Son amitié, sa vénération s’émeuvent devant les renoncemens de Chateaubriand et sa fureur de sacrifice. A la sollicitude qu’il témoigne, aux possibilités qu’il exprime, aux avis respectueux qu’il formule peut-être, répond cette lettre altière, débordant à la fois d’orgueil exaspéré et d’écrasant mépris, révélatrice à cette date de sentimens nouveaux où les partisans du « républicanisme » de Chateaubriand trouveront sans doute un appoint d’argument en faveur de leur thèse[2] :


Paris, 11 septembre 1830.

« Vraiment, Monsieur, je ne saurais vous dire à quel point je suis touché de l’intérêt que vous voulez bien me témoigner. Le sort a fait que ma vie s’est écoulée au milieu d’hommes qui ne m’entendaient pas et avec lesquels je n’avais aucune sympathie, tandis que ceux vers lesquels la nature m’inclinait ne m’ont apparu qu’au moment où tout finit pour moi, amitiés et jours.

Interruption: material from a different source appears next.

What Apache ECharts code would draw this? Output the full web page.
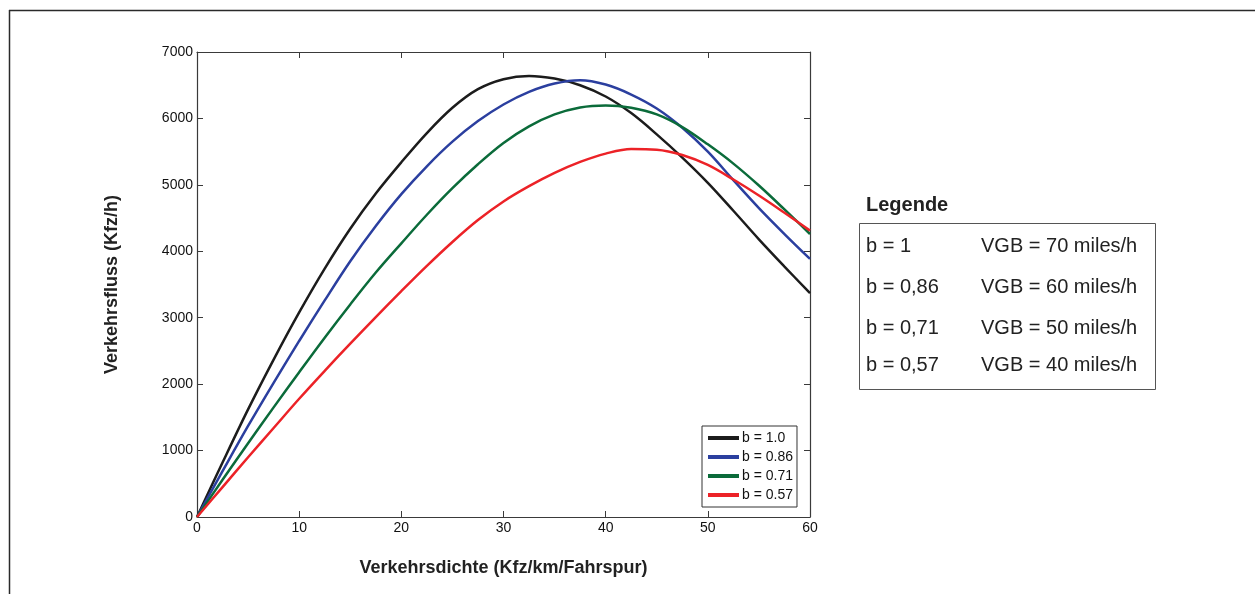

« Je m’en vais du moins, Monsieur, avec la paix d’un honnête homme. Je crois avoir un peu contribué à la liberté de mon pays ; la presse me doit peut-être quelque chose, et c’est elle qui vient d’affranchir ma patrie. Mes doctrines triomphent et ma chétive personne périt. Qu’importe alors ? Je sacrifie bien volontiers la seconde aux premières. Je ne suis d’ailleurs pas bien rassuré sur l’indépendance que nous avons conquise. Si la France s’était formée en République, j’y serais resté parce que j’aurais vu logique et conséquence dans le fait et que je n’aurais eu à violer aucun serment ; mais troquer une monarchie contre une usurpation sans gloire qui sera tôt ou tard obligée de recourir aux lois d’exception, changer une couronne conservée pendant neuf siècles au trésor de Saint-Denis pour une couronne trouvée dans la flotte d’un chiffonnier, cela ne vaut pas la peine d’un parjure. Je n’ai conservé de ma jeunesse qu’un certain goût du malheur qui me range du côté de l’infortune, même méritée. Je partirai pour la Suisse aussitôt que j’aurai achevé l’impression de mes trois volumes : elle est très

  1. Lettre à la princesse Belgiojoso.
  2. Je n’ignore pas les Considérations qui précèdent la traduction du Paradis Perdu, mais elles furent écrites en 1836, bien postérieures par conséquent à cette lettre.